━━━ Provided entries

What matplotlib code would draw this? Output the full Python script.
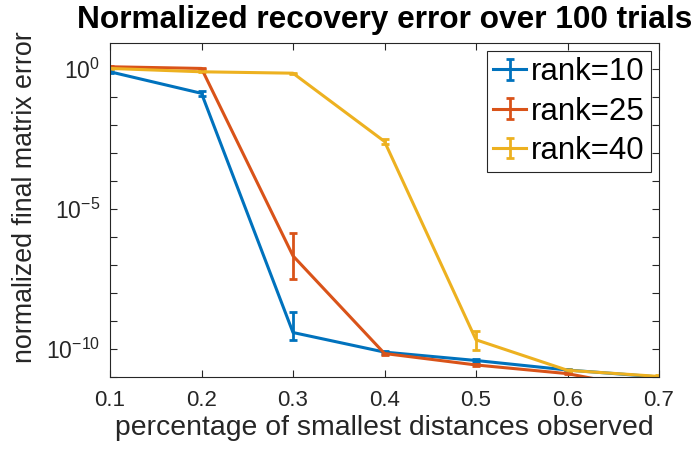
import numpy as np
import matplotlib
matplotlib.use("Agg")
import matplotlib.pyplot as plt
from matplotlib.ticker import FixedLocator, FuncFormatter, NullLocator
from matplotlib.container import ErrorbarContainer
from matplotlib.legend_handler import HandlerErrorbar

plt.rcParams['font.family'] = ['Liberation Sans', 'DejaVu Sans']
plt.rcParams['mathtext.fontset'] = 'custom'
plt.rcParams['mathtext.rm'] = 'Liberation Sans'
plt.rcParams['mathtext.it'] = 'Liberation Sans:italic'
plt.rcParams['mathtext.bf'] = 'Liberation Sans:bold'

# ---- data (log10 of normalized error, with error bar extents in decades) ----
x = [0.1, 0.2, 0.3, 0.4, 0.5, 0.6, 0.7]
labels = ["rank=10", "rank=25", "rank=40"]

r10_log = [-0.09, -0.86, -9.41, -10.11, -10.41, -10.75, -11.0]
r10_lo = [0.03, 0.08, 0.28, 0.05, 0.04, 0.04, 0.04]
r10_hi = [0.03, 0.08, 0.74, 0.05, 0.04, 0.04, 0.04]

r25_log = [0.09, 0.03, -6.67, -10.16, -10.57, -10.88, -11.5]
r25_lo = [0.02, 0.03, 0.82, 0.04, 0.03, 0.03, 0.03]
r25_hi = [0.02, 0.03, 0.81, 0.04, 0.03, 0.03, 0.03]

r40_log = [0.03, -0.09, -0.14, -2.58, -9.67, -10.76, -10.98]
r40_lo = [0.02, 0.02, 0.02, 0.08, 0.38, 0.06, 0.04]
r40_hi = [0.02, 0.02, 0.02, 0.08, 0.30, 0.06, 0.04]

colors = ["#0072BD", "#D95319", "#EDB120"]

fig = plt.figure(figsize=(6.99, 4.5), dpi=100)
ax = fig.add_axes([110/699, 1-377/450, 549/699, (377-42.7)/450])

series = [(r10_log, r10_lo, r10_hi), (r25_log, r25_lo, r25_hi), (r40_log, r40_lo, r40_hi)]
for (lg, lo, hi), c, lab in zip(series, colors, labels):
    lg = np.array(lg); lo = np.array(lo); hi = np.array(hi)
    y = 10.0 ** lg
    yerr = [y - 10.0 ** (lg - lo), 10.0 ** (lg + hi) - y]
    ax.errorbar(x, y, yerr=yerr, color=c, lw=2.2, elinewidth=2.0, capsize=3,
                capthick=2.0, label=lab)

ax.set_yscale('log')
ax.set_xlim(0.1, 0.7)
ax.set_ylim(1e-11, 10 ** 0.95)
ax.set_xticks(x)
ax.set_xticklabels([f"{v:.1f}" for v in x])
ax.yaxis.set_major_locator(FixedLocator([10.0 ** k for k in range(-11, 1)]))
ax.yaxis.set_minor_locator(NullLocator())

def fmt(v, pos):
    k = int(round(np.log10(v)))
    if k % 5 == 0:
        return r"$\mathregular{10^{%d}}$" % k
    return ""
ax.yaxis.set_major_formatter(FuncFormatter(fmt))

ax.tick_params(direction='in', top=True, right=True, length=5, width=0.8,
               labelsize=16, colors='#262626')
ax.tick_params(axis='x', pad=9)
ax.tick_params(axis='y', pad=7, labelsize=16.5)
for s in ax.spines.values():
    s.set_color('#262626')
    s.set_linewidth(0.8)

ax.set_title("Normalized recovery error over 100 trials", fontsize=22.8,
             fontweight='bold', pad=10.5)
ax.set_xlabel("percentage of smallest distances observed", fontsize=20.4,
              color='#262626', labelpad=3)
ax.set_ylabel("normalized final matrix error", fontsize=19.3, color='#262626')
ax.yaxis.set_label_coords(-0.131, 0.538)

leg = ax.legend(loc='upper right', bbox_to_anchor=(0.9854, 0.975), borderaxespad=0,
                fontsize=22.5, fancybox=False, edgecolor='#262626', framealpha=1,
                handlelength=1.05, handletextpad=0.15, borderpad=0.2, labelspacing=0.3,
                handler_map={ErrorbarContainer: HandlerErrorbar(xerr_size=0.3, yerr_size=0.33)})
leg.get_frame().set_linewidth(0.8)

fig.savefig("out.png", dpi=100)
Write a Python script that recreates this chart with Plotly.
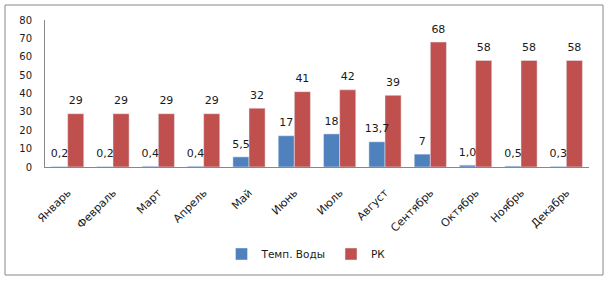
import plotly.graph_objects as go

months = ["Январь", "Февраль", "Март", "Апрель", "Май", "Июнь", "Июль",
          "Август", "Сентябрь", "Октябрь", "Ноябрь", "Декабрь"]
water_temp = [0.2, 0.2, 0.4, 0.4, 5.5, 17, 18, 13.7, 7, 1.0, 0.5, 0.3]
water_labels = ["0,2", "0,2", "0,4", "0,4", "5,5", "17", "18", "13,7", "7", "1,0", "0,5", "0,3"]
rk = [29, 29, 29, 29, 32, 41, 42, 39, 68, 58, 58, 58]
rk_labels = [str(v) for v in rk]

font = "DejaVu Sans"
tcolor = "#1a1a1a"
fig = go.Figure()
fig.add_trace(go.Bar(x=months, y=water_temp, name="Темп. Воды", marker_color="#4F81BD"))
fig.add_trace(go.Bar(x=months, y=rk, name="РК", marker_color="#C0504D"))
for vals, labels in [(water_temp, water_labels), (rk, rk_labels)]:
    fig.add_trace(go.Scatter(x=months, y=vals, text=labels, mode="markers+text",
                             textposition="top center", cliponaxis=False,
                             marker=dict(size=9, opacity=0), showlegend=False,
                             hoverinfo="skip",
                             textfont=dict(size=11, color=tcolor, family=font)))

L, R, T, B = 45, 589, 20, 167
W, H = R - L, B - T
def px(x):
    return (x - L) / W
def py(y):
    return (B - y) / H

fig.update_layout(
    width=609, height=281,
    margin=dict(l=L, r=609 - R, t=T, b=281 - B, autoexpand=False),
    barmode="group", bargap=0.29, bargroupgap=0,
    scattermode="group", scattergap=0.29,
    plot_bgcolor="white", paper_bgcolor="white",
    font=dict(family=font, size=10, color=tcolor),
    showlegend=True,
    legend=dict(orientation="h", x=px(306), y=py(254), xanchor="center", yanchor="middle",
                font=dict(size=10.5, family=font, color=tcolor), itemwidth=30),
    xaxis=dict(showline=True, linecolor="#888888", linewidth=1, tickangle=-45,
               tickfont=dict(size=11, family=font), showgrid=False, automargin=False,
               ticklabelstandoff=14),
    yaxis=dict(range=[0, 80], dtick=10, showline=True, linecolor="#888888", linewidth=1,
               showgrid=False, zeroline=False, tickfont=dict(size=10, family=font),
               automargin=False, ticklabelstandoff=10),
    shapes=[dict(type="rect", xref="paper", yref="paper",
                 x0=px(5), x1=px(603), y0=py(275), y1=py(5),
                 line=dict(color="#888888", width=1))],
)
fig.write_html("out.html", config={"displayModeBar": False},
               post_script="document.body.style.margin='0';")
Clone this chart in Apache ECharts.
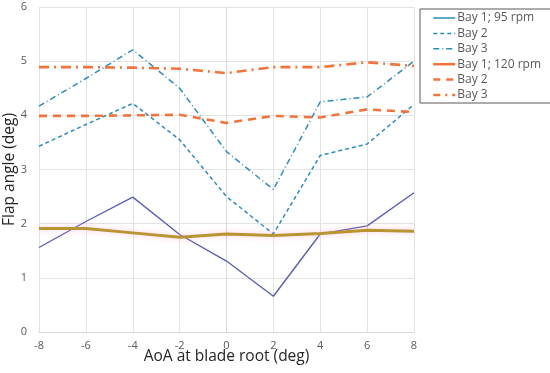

━━━━━━

Repeat exactly and only the lines from the start of the data above through the line that holds "r25_hi = [0.02, 0.03, 0.81, 0.04, 0.03, 0.03, 0.03]", inclusive. Pictures do not belong in the copy.

What matplotlib code would draw this? Output the full Python script.
import numpy as np
import matplotlib
matplotlib.use("Agg")
import matplotlib.pyplot as plt
from matplotlib.ticker import FixedLocator, FuncFormatter, NullLocator
from matplotlib.container import ErrorbarContainer
from matplotlib.legend_handler import HandlerErrorbar

plt.rcParams['font.family'] = ['Liberation Sans', 'DejaVu Sans']
plt.rcParams['mathtext.fontset'] = 'custom'
plt.rcParams['mathtext.rm'] = 'Liberation Sans'
plt.rcParams['mathtext.it'] = 'Liberation Sans:italic'
plt.rcParams['mathtext.bf'] = 'Liberation Sans:bold'

# ---- data (log10 of normalized error, with error bar extents in decades) ----
x = [0.1, 0.2, 0.3, 0.4, 0.5, 0.6, 0.7]
labels = ["rank=10", "rank=25", "rank=40"]

r10_log = [-0.09, -0.86, -9.41, -10.11, -10.41, -10.75, -11.0]
r10_lo = [0.03, 0.08, 0.28, 0.05, 0.04, 0.04, 0.04]
r10_hi = [0.03, 0.08, 0.74, 0.05, 0.04, 0.04, 0.04]

r25_log = [0.09, 0.03, -6.67, -10.16, -10.57, -10.88, -11.5]
r25_lo = [0.02, 0.03, 0.82, 0.04, 0.03, 0.03, 0.03]
r25_hi = [0.02, 0.03, 0.81, 0.04, 0.03, 0.03, 0.03]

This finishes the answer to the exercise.